The presentation by Tile Financial (tilefinancial.com) appealed to me, partly because I’m an ideal member of their target market. Their product, called “Spend, Grow, Give” is geared towards Generation Y or people in the 15-25 age group, who will control $1 Trillion of the global economy by 2025. How many banks that you know have a strong relationship with any customer in this age group? Not many, right. Tile’s product represents an impressive attempt to capture this market, early. The company calls their productive “addictive”; it seems that they are trying to match the appeal of social networking sites such as Facebook and Twitter.
In brief, the “Spend” section of the program is designed to show users how much they are “spending”, and to teach them basic budgeting skills. The “Give” section allows for “one-click giving” to the charitable organizations associated with Tile. However, the “Grow” section is the most exciting, (although the creators insist that it’s the “Give” section). It allows advisors to access a users portfolio and interact with them on a digital basis.

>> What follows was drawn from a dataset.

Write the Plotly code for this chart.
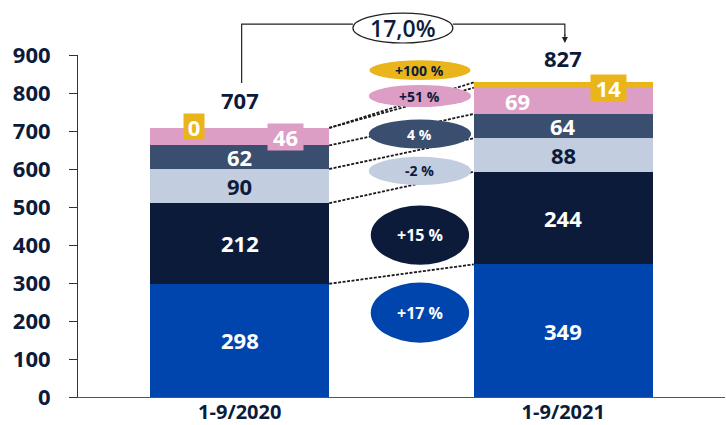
import plotly.graph_objects as go

# ---------------- data ----------------
periods = ["1-9/2020", "1-9/2021"]
seg_names = ["Segment 1", "Segment 2", "Segment 3", "Segment 4", "Segment 5", "Segment 6"]
seg1 = [298, 349]
seg2 = [212, 244]
seg3 = [90, 88]
seg4 = [62, 64]
seg5 = [46, 69]
seg6 = [0, 14]
totals = [707, 827]
total_change = "17,0%"
change_labels = ["+17 %", "+15 %", "-2 %", "4 %", "+51 %", "+100 %"]
y_ticks = [0, 100, 200, 300, 400, 500, 600, 700, 800, 900]

# ---------------- style ----------------
colors = ["#0045AD", "#0D1B3B", "#C3CDE0", "#3A4E6F", "#DC9EC4", "#E9B51B"]
label_colors = ["white", "white", "#0D1B3B", "white", "white", "white"]
dark = "#0D1B3B"
FONT = "Open Sans"
BAR_W = 0.553

series = [seg1, seg2, seg3, seg4, seg5, seg6]
xs = [0, 1]

fig = go.Figure()
for name, vals, col in zip(seg_names, series, colors):
    fig.add_trace(go.Bar(x=xs, y=vals, name=name, marker=dict(color=col, line=dict(width=0)),
                         width=BAR_W, showlegend=False, hoverinfo="skip"))

# cumulative tops
cum = []
run = [0, 0]
for vals in series:
    run = [run[i] + vals[i] for i in range(2)]
    cum.append(list(run))

annotations = []
shapes = []

# segment labels
for k, vals in enumerate(series):
    for i in range(2):
        base = cum[k][i] - vals[i]
        mid = base + vals[i] / 2
        xoff = 0
        bg = None
        if k == 4:  # pink
            if i == 0:
                xoff, bg = 0.14, colors[4]
            else:
                xoff = -0.14
        if k == 5:  # gold
            xoff = -0.14 if i == 0 else 0.14
            bg = colors[5]
        if k == 5 and i == 0:
            mid = cum[k][i] + 3
        if k == 5 and i == 1:
            mid = cum[k][i] - 16
        ann = dict(x=xs[i] + xoff, y=mid, xref="x", yref="y", text=str(vals[i]), showarrow=False,
                   xanchor="center", yanchor="middle",
                   font=dict(family=FONT, size=22, color=label_colors[k], weight="bold"))
        if bg:
            ann.update(bgcolor=bg, borderpad=0)
            if k == 5 and i == 0:
                ann.update(width=20, height=25)
            else:
                ann.update(width=35, height=26)
        annotations.append(ann)

# totals
total_y = [cum[-1][0] + 73, cum[-1][1] + 65]
for i in range(2):
    annotations.append(dict(x=xs[i], y=total_y[i], xref="x", yref="y", text=str(totals[i]),
                            showarrow=False, xanchor="center", yanchor="middle",
                            font=dict(family=FONT, size=22, color=dark, weight="bold")))

# dashed connector lines between bars
x_left = BAR_W / 2
x_right = 1 - BAR_W / 2
for k in range(len(series)):
    shapes.append(dict(type="line", xref="x", yref="y", x0=x_left, x1=x_right, y0=cum[k][0], y1=cum[k][1],
                       line=dict(color="#1a1a1a", width=1.8, dash="3px,1.5px"), layer="above"))

# change ellipses (center value, half-height in value units, half-width in x units)
ell_cx = 0.557
ell_pos = [(222, 79, 0.152), (426, 78, 0.152), (595, 37, 0.158), (692, 38, 0.158), (792, 29, 0.158), (860, 26, 0.156)]
ell_text_col = ["white", "white", dark, "white", dark, dark]
ell_size = [16, 16, 14, 14, 14, 14]
for k, (cy, hh, hw) in enumerate(ell_pos):
    shapes.append(dict(type="circle", xref="x", yref="y", x0=ell_cx - hw, x1=ell_cx + hw,
                       y0=cy - hh, y1=cy + hh, fillcolor=colors[k], line=dict(width=0), layer="above"))
    annotations.append(dict(x=ell_cx, y=cy, xref="x", yref="y", text=change_labels[k], showarrow=False,
                            xanchor="center", yanchor="middle",
                            font=dict(family=FONT, size=ell_size[k], color=ell_text_col[k], weight="bold")))

# overall change bubble above plot (paper y)
def py(px):
    return 1 + (55 - px) / 342.5

def dx(px):
    return (px - 239.8) / 323.6

shapes.append(dict(type="path", xref="x", yref="paper",
                   path=f"M {dx(241.7)},{py(83)} L {dx(241.7)},{py(24)} L {dx(353)},{py(24)}",
                   line=dict(color="#222222", width=1.2)))
shapes.append(dict(type="path", xref="x", yref="paper",
                   path=f"M {dx(453)},{py(24)} L {dx(565)},{py(24)} L {dx(565)},{py(36)}",
                   line=dict(color="#222222", width=1.2)))
shapes.append(dict(type="circle", xref="x", yref="paper", x0=dx(353), x1=dx(453), y0=py(43), y1=py(13),
                   fillcolor="white", line=dict(color="#222222", width=1.2), layer="above"))
annotations.append(dict(x=dx(403), y=py(28), xref="x", yref="paper", text=total_change, showarrow=False,
                        xanchor="center", yanchor="middle",
                        font=dict(family=FONT, size=23, color=dark, weight=600)))
annotations.append(dict(x=dx(565), y=py(43), xref="x", yref="paper", text="", showarrow=True,
                        ax=0, ay=-10, arrowhead=2, arrowsize=1, arrowwidth=1.2, arrowcolor="#222222"))

fig.update_layout(
    width=726, height=425,
    margin=dict(l=78, r=1, t=55, b=28),
    barmode="stack",
    plot_bgcolor="white", paper_bgcolor="white",
    showlegend=False,
    shapes=shapes, annotations=annotations,
    xaxis=dict(range=[-0.5, 1.5], tickvals=xs, ticktext=periods, showline=True, linecolor="#555555",
               linewidth=1.2, ticks="", showgrid=False, zeroline=False, automargin=False,
               ticklabelstandoff=-3,
               tickfont=dict(family=FONT, size=20, color=dark, weight="bold")),
    yaxis=dict(range=[0, 900], tickvals=y_ticks, showline=True, linecolor="#333333", linewidth=1,
               ticks="outside", ticklen=8, tickcolor="#333333", showgrid=False, zeroline=False,
               ticklabelstandoff=14, automargin=False,
               tickfont=dict(family=FONT, size=22, color=dark, weight="bold")),
)

fig.write_html("out.html", config={"displayModeBar": False},
               post_script="document.body.style.margin='0';")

It’s primary use seems to be to bridge the gap between financial institutions and the next generation of investors. This is going to be good (Think Commissions) for whichever AM service Tile ties up with, but it remains to be seen whether consumers will accept the digital platform.
Continuing with the theme of appealing to the younger Generation, Cents City (www.centscity.com) offers an extremely well-designed product package. The way it works is that kids explore a virtual world with the help of a guru (also virtual), who guides them through missions, teaching them important money lessons in the process. As they go along, kids unlock “rewards” that are offered via Cents City (e.g. a new music album) and obviously, the parents will pay for this reward once unlocked. The program has a one-time fee of $4.95. An excellent product, if you ask me. Kids learn, parents get some return on purchases they probably would have made anyway, and Cents City gets a fair return for what it offers.
Overall -a great experience and definitely worth attending.